Benedict Cumberbatch as Dominic Cummings

Cumberbatch, a Remainer, was apparently adamant that the drama should not be a hatchet job on Cummings. Cummings has a brilliant, visionary mind but he is also anti-social and obstinate. In many ways this is what makes him such a compelling figure. He doesn’t think twice about browbeating higher-profile Eurosceptics such as Nigel Farage or Daniel Hannan. This gives you an insight into Cumming’s Brexiteer mindset. This guy’s not just taking on the might of the European Union, but also the UK establishment (the political parties, business, education and charity sectors, the English Church, large sections of the press, and the Civil Service) that support it. In addition, he cannily splits the Leave campaign into two groups. Sidelining Farage’s UKIP who are obsessed with immigration and winning official designation from the Electoral Commission for Vote Leave in order to run a more positive, internationalist campaign. There are some attempts by disgruntled Eurosceptics to replace him, leading to one of the best scenes in the film in which he survives a palace coup at Vote Leave HQ through some creative use of his beloved social media. By quietly tapping a message into his phone, Cummings soon has a whole army of campaigners threatening to walk out if he is replaced. If anyone thought this scene was implausible, then you should bear in mind that having the support of social media saved President Erdogan from an attempted military coup in Turkey. We live in interesting times.
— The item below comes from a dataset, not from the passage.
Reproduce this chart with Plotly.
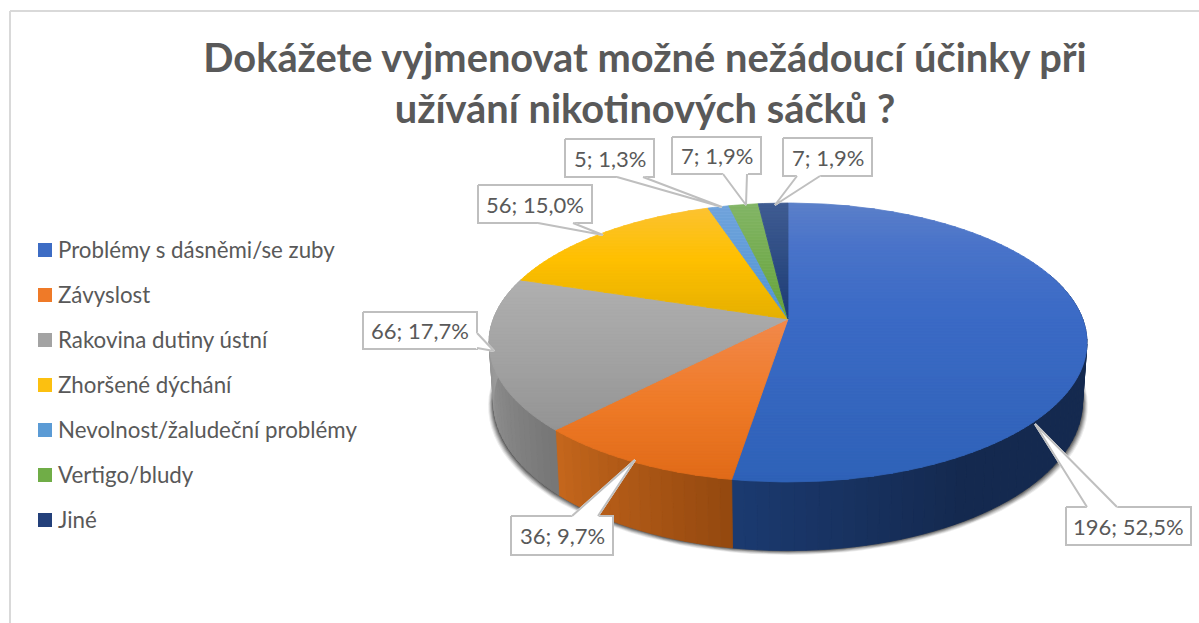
import math
import plotly.graph_objects as go

# ---- data ----
categories = ["Problémy s dásněmi/se zuby", "Závyslost", "Rakovina dutiny ústní",
              "Zhoršené dýchání", "Nevolnost/žaludeční problémy", "Vertigo/bludy", "Jiné"]
values = [196, 36, 66, 56, 5, 7, 7]
title_text = "Dokážete vyjmenovat možné nežádoucí účinky při<br>užívání nikotinových sáčků ?"

# ---- styles ----
swatch_colors = ["#3d6cc4", "#ef7a28", "#a3a3a3", "#fcc010", "#5b9bd5", "#70ad47", "#23407a"]
top_stops = [
    [(203, "#5c80c9"), (245, "#4a74c9"), (310, "#3c6bc6"), (482, "#2f62b8")],
    [(318, "#f2894c"), (400, "#ef7b28"), (482, "#e06a18")],
    [(278, "#b0b0b0"), (350, "#a4a4a4"), (430, "#949494")],
    [(205, "#fcc234"), (260, "#ffc000"), (319, "#e5b000")],
    [(205, "#70a3db"), (319, "#5094d4")],
    [(205, "#82b565"), (319, "#66a33a")],
    [(205, "#3f5c92"), (319, "#1d3c75")],
]
side_stops = [
    [(70, "#14294f"), (150, "#14294f"), (189, "#1b3a70")],
    [(189, "#93480f"), (224, "#c6671c")],
    [(224, "#767676"), (270, "#9c9c9c"), (290, "#a8a8a8")],
]
callouts = [
    ((1066, 507, 1191, 545), [(1087, 507), (1035, 424), (1117, 507)]),
    ((511, 516, 613, 555), [(572, 516), (635, 460), (598, 516)]),
    ((363, 312, 477, 349), [(477, 333), (494, 351), (477, 348)]),
    ((478, 185, 592, 223), [(538, 223), (603, 235), (573, 223)]),
    ((565, 139, 654, 177), [(617, 177), (722, 207), (643, 177)]),
    ((672, 137, 761, 174), [(723, 174), (746, 205), (747, 174)]),
    ((783, 138, 872, 176), [(797, 176), (775, 205), (820, 176)]),
]
CX, CY, RX, RY, K = 788, 319, 294.7, 135.5, 0.1684
SX, SY, DROP = 0.985, 1.0685, 57.5
FONT = "Lato"
TEXT = "#595959"


def hex2rgb(h):
    return tuple(int(h[i:i + 2], 16) for i in (1, 3, 5))


def ramp(stops, t):
    if t <= stops[0][0]:
        return stops[0][1]
    for (a, ca), (b, cb) in zip(stops, stops[1:]):
        if t <= b:
            f = (t - a) / (b - a)
            ra, rb = hex2rgb(ca), hex2rgb(cb)
            return "rgb(%d,%d,%d)" % tuple(round(x + (y - x) * f) for x, y in zip(ra, rb))
    return stops[-1][1]


def top_pt(deg):
    th = math.radians(deg)
    u, v = math.sin(th), math.cos(th)
    w = 1 + K * v
    return CX + RX * u / w, CY - RY * v / w


def low_pt(deg):
    x, y = top_pt(deg)
    return CX + (x - CX) * SX, CY + DROP + (y - CY) * SY


def clip(poly, y0, y1):
    def cut(p, keep, y):
        out = []
        for i in range(len(p)):
            a, b = p[i], p[(i + 1) % len(p)]
            ka, kb = keep(a), keep(b)
            if ka:
                out.append(a)
            if ka != kb:
                f = (y - a[1]) / (b[1] - a[1])
                out.append((a[0] + (b[0] - a[0]) * f, y))
        return out
    p = cut(poly, lambda q: q[1] >= y0, y0)
    return cut(p, lambda q: q[1] <= y1, y1) if p else []


fig = go.Figure()


def patch(pts, color, lw=0.8):
    xs = [p[0] for p in pts] + [pts[0][0]]
    ys = [p[1] for p in pts] + [pts[0][1]]
    fig.add_trace(go.Scatter(x=xs, y=ys, mode="lines", fill="toself", fillcolor=color,
                             line=dict(color=color, width=lw), hoverinfo="skip", showlegend=False))


total = sum(values)
edges = [0]
for val in values:
    edges.append(edges[-1] + val / total * 360)

# soft shadow under the pie
for grow, a in [(6, .07), (5, .1), (4, .13), (3, .16), (2, .2), (1, .25)]:
    ring = []
    for d in range(75, 292, 3):
        x, y = low_pt(d)
        ring.append((x + (x - CX) / RX * grow * 0.9, y + grow * 0.75))
    patch(ring, "rgba(0,0,0,%.2f)" % a, 0)

# side wall
for i in range(3):
    a0 = max(edges[i], 70)
    a1 = min(edges[i + 1], 292)
    n = max(1, int((a1 - a0) / 2))
    for j in range(n):
        d0 = a0 + (a1 - a0) * j / n
        d1 = a0 + (a1 - a0) * (j + 1) / n
        patch([top_pt(d0), top_pt(d1), low_pt(d1), low_pt(d0)], ramp(side_stops[i], (d0 + d1) / 2))

# top face, in horizontal gradient bands
for i in range(len(values)):
    a0, a1 = edges[i], edges[i + 1]
    n = max(2, int((a1 - a0) / 1.0))
    poly = [(CX, CY)] + [top_pt(a0 + (a1 - a0) * j / n) for j in range(n + 1)]
    ymin, ymax = min(p[1] for p in poly), max(p[1] for p in poly)
    y = ymin
    while y < ymax:
        part = clip(poly, y, y + 3)
        if len(part) >= 3:
            patch(part, ramp(top_stops[i], y + 1.5))
        y += 3

# callouts
for i, ((x0, y0, x1, y1), wedge) in enumerate(callouts):
    pts = [(x0, y0), (x1, y0), (x1, y1), (x0, y1)]
    xs = [p[0] for p in pts] + [x0]
    ys = [p[1] for p in pts] + [y0]
    fig.add_trace(go.Scatter(x=xs, y=ys, mode="lines", fill="toself", fillcolor="white",
                             line=dict(color="#bfbfbf", width=2), hoverinfo="skip", showlegend=False))
    fig.add_trace(go.Scatter(x=[p[0] for p in wedge] + [wedge[0][0]], y=[p[1] for p in wedge] + [wedge[0][1]],
                             mode="lines", fill="toself", fillcolor="white", line=dict(color="white", width=2),
                             hoverinfo="skip", showlegend=False))
    fig.add_trace(go.Scatter(x=[p[0] for p in wedge], y=[p[1] for p in wedge],
                             mode="lines", line=dict(color="#bfbfbf", width=2),
                             hoverinfo="skip", showlegend=False))
    label = f"{values[i]}; {values[i] / total * 100:.1f}%".replace(".", ",")
    fig.add_annotation(x=(x0 + x1) / 2, y=(y0 + y1) / 2, text=label, showarrow=False,
                       font=dict(family=FONT, size=22, color=TEXT), xanchor="center", yanchor="middle")

# legend
for i, name in enumerate(categories):
    ly = 250 + 45 * i
    fig.add_trace(go.Scatter(x=[45], y=[ly], mode="markers", name=name,
                             marker=dict(symbol="square", size=14, color=swatch_colors[i], line=dict(width=0)),
                             hoverinfo="skip", showlegend=False))
    fig.add_annotation(x=56, y=ly - 1, text=name, showarrow=False, xanchor="left", yanchor="middle",
                       font=dict(family=FONT, size=22.3, color=TEXT))

fig.update_layout(
    width=1199, height=623, margin=dict(l=0, r=0, t=0, b=0),
    paper_bgcolor="white", plot_bgcolor="white", hovermode=False,
    title=dict(text=title_text, x=645 / 1199, xanchor="center", y=0.885, yanchor="top",
               font=dict(family=FONT, size=39.8, color=TEXT, weight="bold")),
    xaxis=dict(range=[0, 1199], visible=False, fixedrange=True),
    yaxis=dict(range=[623, 0], visible=False, fixedrange=True),
    shapes=[
        dict(type="line", xref="x", yref="y", x0=10, x1=10, y0=11, y1=623, line=dict(color="#d9d9d9", width=2)),
        dict(type="line", xref="x", yref="y", x0=10, x1=1199, y0=11, y1=11, line=dict(color="#d9d9d9", width=2)),
    ],
)
fig.write_html("out.html", config={"displayModeBar": False},
               post_script="document.body.style.margin='0';")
By its close the drama is asking, without much optimism, where do we go from here? The difficulty is finding an answer that will satisfy both Leavers and Remainers alike, and help us move past these labels.

But, as the show’s writer James Graham has talked about the need for reconciliation, I’m going to try!

Most people I talk to love modern Britain with its multiculturalism and global economy. Citizens from Poland, Ireland, France, Spain are now a daily part of our lives as colleagues, friends, neighbours and family. I hope we can maintain and grow these things and also develop an immigration policy that allows Commonwealth and non-EU migrants the same freedom and generosity that EU citizens currently enjoy. In addition, I hope Brexit Britain can develop a trade policy which doesn’t discriminate against non-EU businesses as the Customs Union currently does. If future governments and generations rise to this challenge, then I’ve no doubt that Britain will thrive. Perhaps as a country we can move past the rancour shown in the drama. We could keep the more positive legacy of European Union membership, but cast aside the bloated, unaccountable institutions of the EU which have put the Eurozone economies through a disastrous programme of austerity far worse than anything the UK has endured.

This, I believe, is close to the enigmatic Cummings’ view of a post-EU Britain. And I hope it is the most positive and likely outcome of the historic referendum which irrevocably changed the UK.